Space weather benchmarks are recognized as a crucial product for a variety of government and industry stakeholders. Until now, they have been computed primarily from a scientific perspective, on an individual basis, and, to a large extent, without cross-validation. We propose to develop a tool that combines the most robust techniques currently available, together with a wide range of data from the Heliophysics System Observatory (HSO), and the option to upload user-supplied data, to produce the most accurate estimates of benchmarks, together with their uncertainties. During our Phase I effort, we developed a prototype web-based tool that illustrates how space weather benchmarks can be estimated using the most sophisticated statistical methodologies, which have been previously investigated by our team. Importantly, we carefully quantified the uncertainties with these benchmark estimates, a quantity that is at least as useful as the actual benchmark value. We incorporated a selection of sophisticated methodologies (e.g., Peaks-Over-Threshold). In Phase II we propose to refine this tool substantially by: (1) carefully migrating all code from R to Python; (2) migrating the Shiny app to Dash; (3) incorporating a range of new numerical techniques into the pipeline; (4) Generalizing the analysis to include spatially resolved datasets; (5) Adding multivariate analysis; and (6) Providing additional refinements to the model fitting. We anticipate that this tool will find broad appeal within the NASA community, and, ultimately, across many other scientific and engineering disciplines where an accurate assessment of risk likelihood is necessary. We plan to commercialize this work by providing tailor-made solutions for customers, including support and service.

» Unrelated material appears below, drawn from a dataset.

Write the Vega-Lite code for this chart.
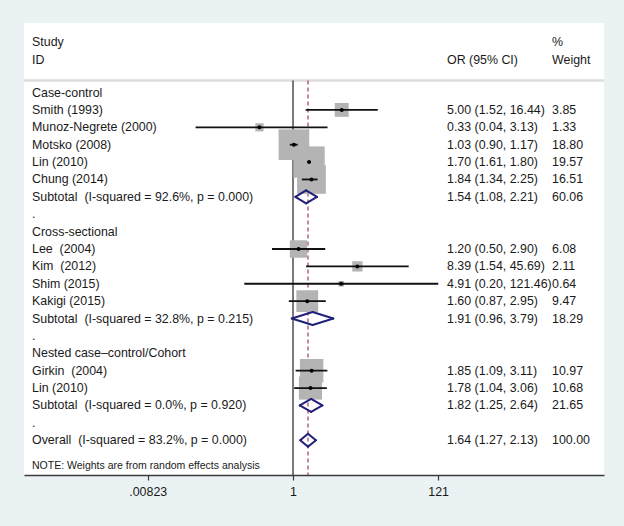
{
  "$schema": "https://vega.github.io/schema/vega-lite/v6.json",
  "width": 580,
  "height": 452,
  "autosize": {"type": "none"},
  "padding": {"left": 24, "top": 23, "right": 20, "bottom": 51},
  "background": "#EAF2F3",
  "config": {"view": {"stroke": null, "fill": "#FFFFFF"}, "font": "Liberation Sans"},
  "datasets": {
    "rows": [
      {"row": 0, "kind": "group", "label": "Case-control"},
      {"row": 1, "kind": "study", "label": "Smith (1993)", "or": 5.00, "lo": 1.52, "hi": 16.44, "w": 3.85, "ci": "5.00 (1.52, 16.44)"},
      {"row": 2, "kind": "study", "label": "Munoz-Negrete (2000)", "or": 0.33, "lo": 0.04, "hi": 3.13, "w": 1.33, "ci": "0.33 (0.04, 3.13)"},
      {"row": 3, "kind": "study", "label": "Motsko (2008)", "or": 1.03, "lo": 0.90, "hi": 1.17, "w": 18.80, "ci": "1.03 (0.90, 1.17)"},
      {"row": 4, "kind": "study", "label": "Lin (2010)", "or": 1.70, "lo": 1.61, "hi": 1.80, "w": 19.57, "ci": "1.70 (1.61, 1.80)"},
      {"row": 5, "kind": "study", "label": "Chung (2014)", "or": 1.84, "lo": 1.34, "hi": 2.25, "w": 16.51, "ci": "1.84 (1.34, 2.25)"},
      {"row": 6, "kind": "sub", "label": "Subtotal\u00a0 (I-squared = 92.6%, p = 0.000)", "or": 1.54, "lo": 1.08, "hi": 2.21, "w": 60.06, "ci": "1.54 (1.08, 2.21)"},
      {"row": 7, "kind": "dot", "label": "."},
      {"row": 8, "kind": "group", "label": "Cross-sectional"},
      {"row": 9, "kind": "study", "label": "Lee\u00a0 (2004)", "or": 1.20, "lo": 0.50, "hi": 2.90, "w": 6.08, "ci": "1.20 (0.50, 2.90)"},
      {"row": 10, "kind": "study", "label": "Kim\u00a0 (2012)", "or": 8.39, "lo": 1.54, "hi": 45.69, "w": 2.11, "ci": "8.39 (1.54, 45.69)"},
      {"row": 11, "kind": "study", "label": "Shim (2015)", "or": 4.91, "lo": 0.20, "hi": 121.46, "w": 0.64, "ci": "4.91 (0.20, 121.46)"},
      {"row": 12, "kind": "study", "label": "Kakigi (2015)", "or": 1.60, "lo": 0.87, "hi": 2.95, "w": 9.47, "ci": "1.60 (0.87, 2.95)"},
      {"row": 13, "kind": "sub", "label": "Subtotal\u00a0 (I-squared = 32.8%, p = 0.215)", "or": 1.91, "lo": 0.96, "hi": 3.79, "w": 18.29, "ci": "1.91 (0.96, 3.79)"},
      {"row": 14, "kind": "dot", "label": "."},
      {"row": 15, "kind": "group", "label": "Nested case–control/Cohort"},
      {"row": 16, "kind": "study", "label": "Girkin\u00a0 (2004)", "or": 1.85, "lo": 1.09, "hi": 3.11, "w": 10.97, "ci": "1.85 (1.09, 3.11)"},
      {"row": 17, "kind": "study", "label": "Lin (2010)", "or": 1.78, "lo": 1.04, "hi": 3.06, "w": 10.68, "ci": "1.78 (1.04, 3.06)"},
      {"row": 18, "kind": "sub", "label": "Subtotal\u00a0 (I-squared = 0.0%, p = 0.920)", "or": 1.82, "lo": 1.25, "hi": 2.64, "w": 21.65, "ci": "1.82 (1.25, 2.64)"},
      {"row": 19, "kind": "dot", "label": "."},
      {"row": 20, "kind": "overall", "label": "Overall\u00a0 (I-squared = 83.2%, p = 0.000)", "or": 1.64, "lo": 1.27, "hi": 2.13, "w": 100.00, "ci": "1.64 (1.27, 2.13)"},
      {"row": 21.5, "kind": "note", "label": "NOTE: Weights are from random effects analysis"}
    ]
  },
  "data": {"name": "rows"},
  "layer": [
    {
      "data": {"values": [{}]},
      "mark": {"type": "rule", "color": "#DCDCDC", "strokeWidth": 2.5},
      "encoding": {
        "y": {"datum": -0.69, "type": "quantitative", "scale": {"domain": [-4, 22], "reverse": true, "nice": false, "zero": false}, "axis": null}
      }
    },
    {
      "data": {"values": [{}]},
      "mark": {"type": "rule", "color": "#333333", "strokeWidth": 1.3},
      "encoding": {
        "x": {"datum": 1, "type": "quantitative", "scale": {"type": "log", "domain": [0.0001381, 28970], "nice": false},
          "axis": {"values": [0.00823, 1, 121], "labelExpr": "datum.value < 0.01 ? '.00823' : datum.value < 2 ? '1' : '121'", "title": null, "grid": false, "domainColor": "#3a3a3a", "domainWidth": 1.3, "tickColor": "#3a3a3a", "tickSize": 5, "tickWidth": 1.2, "labelFontSize": 12.4, "labelColor": "#1a1a1a", "labelPadding": 5, "labelFont": "Liberation Sans", "labelFlush": false, "labelOverlap": false}},
        "y": {"datum": -0.69, "type": "quantitative", "axis": null},
        "y2": {"datum": 22}
      }
    },
    {
      "transform": [{"filter": "datum.kind == 'overall'"}],
      "mark": {"type": "rule", "color": "#9C2C48", "strokeWidth": 1.1, "strokeDash": [4, 3]},
      "encoding": {
        "x": {"field": "or", "type": "quantitative", "title": null},
        "y": {"datum": -0.69, "type": "quantitative", "axis": null},
        "y2": {"datum": 22}
      }
    },
    {
      "transform": [{"filter": "datum.kind == 'study'"}],
      "mark": {"type": "point", "shape": "square", "filled": true, "color": "#B4B4B4", "opacity": 1},
      "encoding": {
        "x": {"field": "or", "type": "quantitative", "title": null},
        "y": {"field": "row", "type": "quantitative", "axis": null},
        "size": {"field": "w", "type": "quantitative", "scale": {"domain": [0, 20], "range": [0, 1002]}, "legend": null}
      }
    },
    {
      "transform": [{"filter": "datum.kind == 'study'"}],
      "mark": {"type": "rule", "color": "#111111", "strokeWidth": 1.8},
      "encoding": {
        "x": {"field": "lo", "type": "quantitative", "title": null},
        "x2": {"field": "hi"},
        "y": {"field": "row", "type": "quantitative", "axis": null}
      }
    },
    {
      "transform": [{"filter": "datum.kind == 'study'"}],
      "mark": {"type": "point", "shape": "circle", "filled": true, "color": "#000000", "size": 16, "opacity": 1},
      "encoding": {
        "x": {"field": "or", "type": "quantitative", "title": null},
        "y": {"field": "row", "type": "quantitative", "axis": null}
      }
    },
    {
      "transform": [{"filter": "datum.kind == 'sub' || datum.kind == 'overall'"}],
      "mark": {"type": "rule", "color": "#20207A", "strokeWidth": 2, "strokeCap": "round", "y2Offset": -6.5},
      "encoding": {
        "x": {"field": "lo", "type": "quantitative", "title": null},
        "x2": {"field": "or"},
        "y": {"field": "row", "type": "quantitative", "axis": null},
        "y2": {"field": "row"}
      }
    },
    {
      "transform": [{"filter": "datum.kind == 'sub' || datum.kind == 'overall'"}],
      "mark": {"type": "rule", "color": "#20207A", "strokeWidth": 2, "strokeCap": "round", "yOffset": -6.5},
      "encoding": {
        "x": {"field": "or", "type": "quantitative", "title": null},
        "x2": {"field": "hi"},
        "y": {"field": "row", "type": "quantitative", "axis": null},
        "y2": {"field": "row"}
      }
    },
    {
      "transform": [{"filter": "datum.kind == 'sub' || datum.kind == 'overall'"}],
      "mark": {"type": "rule", "color": "#20207A", "strokeWidth": 2, "strokeCap": "round", "y2Offset": 6.5},
      "encoding": {
        "x": {"field": "lo", "type": "quantitative", "title": null},
        "x2": {"field": "or"},
        "y": {"field": "row", "type": "quantitative", "axis": null},
        "y2": {"field": "row"}
      }
    },
    {
      "transform": [{"filter": "datum.kind == 'sub' || datum.kind == 'overall'"}],
      "mark": {"type": "rule", "color": "#20207A", "strokeWidth": 2, "strokeCap": "round", "yOffset": 6.5},
      "encoding": {
        "x": {"field": "or", "type": "quantitative", "title": null},
        "x2": {"field": "hi"},
        "y": {"field": "row", "type": "quantitative", "axis": null},
        "y2": {"field": "row"}
      }
    },
    {
      "transform": [{"filter": "datum.kind != 'note'"}],
      "mark": {"type": "text", "align": "left", "baseline": "middle", "fontSize": 12.4, "color": "#1a1a1a"},
      "encoding": {
        "x": {"datum": 0.0001801, "type": "quantitative", "title": null},
        "y": {"field": "row", "type": "quantitative", "axis": null},
        "text": {"field": "label"}
      }
    },
    {
      "transform": [{"filter": "datum.kind == 'note'"}],
      "mark": {"type": "text", "align": "left", "baseline": "middle", "fontSize": 10.5, "color": "#1a1a1a"},
      "encoding": {
        "x": {"datum": 0.0001801, "type": "quantitative", "title": null},
        "y": {"field": "row", "type": "quantitative", "axis": null},
        "text": {"field": "label"}
      }
    },
    {
      "transform": [{"filter": "isValid(datum.ci)"}],
      "mark": {"type": "text", "align": "left", "baseline": "middle", "fontSize": 12.4, "color": "#1a1a1a"},
      "encoding": {
        "x": {"datum": 162, "type": "quantitative", "title": null},
        "y": {"field": "row", "type": "quantitative", "axis": null},
        "text": {"field": "ci"}
      }
    },
    {
      "transform": [{"filter": "isValid(datum.w)"}],
      "mark": {"type": "text", "align": "left", "baseline": "middle", "fontSize": 12.4, "color": "#1a1a1a"},
      "encoding": {
        "x": {"datum": 5206, "type": "quantitative", "title": null},
        "y": {"field": "row", "type": "quantitative", "axis": null},
        "text": {"field": "w", "type": "quantitative", "format": ".2f"}
      }
    },
    {
      "data": {"values": [{}]},
      "mark": {"type": "text", "align": "left", "baseline": "middle", "fontSize": 12.4, "color": "#1a1a1a", "text": "Study"},
      "encoding": {
        "x": {"datum": 0.0001801, "type": "quantitative", "title": null},
        "y": {"datum": -2.88, "type": "quantitative", "axis": null}
      }
    },
    {
      "data": {"values": [{}]},
      "mark": {"type": "text", "align": "left", "baseline": "middle", "fontSize": 12.4, "color": "#1a1a1a", "text": "ID"},
      "encoding": {
        "x": {"datum": 0.0001801, "type": "quantitative", "title": null},
        "y": {"datum": -1.9, "type": "quantitative", "axis": null}
      }
    },
    {
      "data": {"values": [{}]},
      "mark": {"type": "text", "align": "left", "baseline": "middle", "fontSize": 12.4, "color": "#1a1a1a", "text": "OR (95% CI)"},
      "encoding": {
        "x": {"datum": 162, "type": "quantitative", "title": null},
        "y": {"datum": -1.9, "type": "quantitative", "axis": null}
      }
    },
    {
      "data": {"values": [{}]},
      "mark": {"type": "text", "align": "left", "baseline": "middle", "fontSize": 12.4, "color": "#1a1a1a", "text": "%"},
      "encoding": {
        "x": {"datum": 5206, "type": "quantitative", "title": null},
        "y": {"datum": -2.88, "type": "quantitative", "axis": null}
      }
    },
    {
      "data": {"values": [{}]},
      "mark": {"type": "text", "align": "left", "baseline": "middle", "fontSize": 12.4, "color": "#1a1a1a", "text": "Weight"},
      "encoding": {
        "x": {"datum": 5206, "type": "quantitative", "title": null},
        "y": {"datum": -1.9, "type": "quantitative", "axis": null}
      }
    }
  ]
}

Our tool would be valuable to a variety of NASA groups, including the Space Physics Data Facility (SPDF) and the Community Coordinated Modeling Center (CCMC). The SPDF, who manage Heliophysics Observatories and web service APIs, such as CDAWeb, provides web-based and command-line interfaces for accessing NASA mission data. Our tool would complement these models by adding a new and unique capability. More generally, it would be useful wherever time series data are collected and analyzed, which would include many groups at ARC, JPL, and LaRC.
NOAA, and SWPC in particular, collect time series data from a fleet of satellites, with a particular emphasis on forecasting terrestrial and space weather. The tool we are developing would complement their current capabilities, allowing them to make probabilistic forecasts. Further afield, in industrial applications, we anticipate that a general-purpose benchmark tool would be hugely beneficial.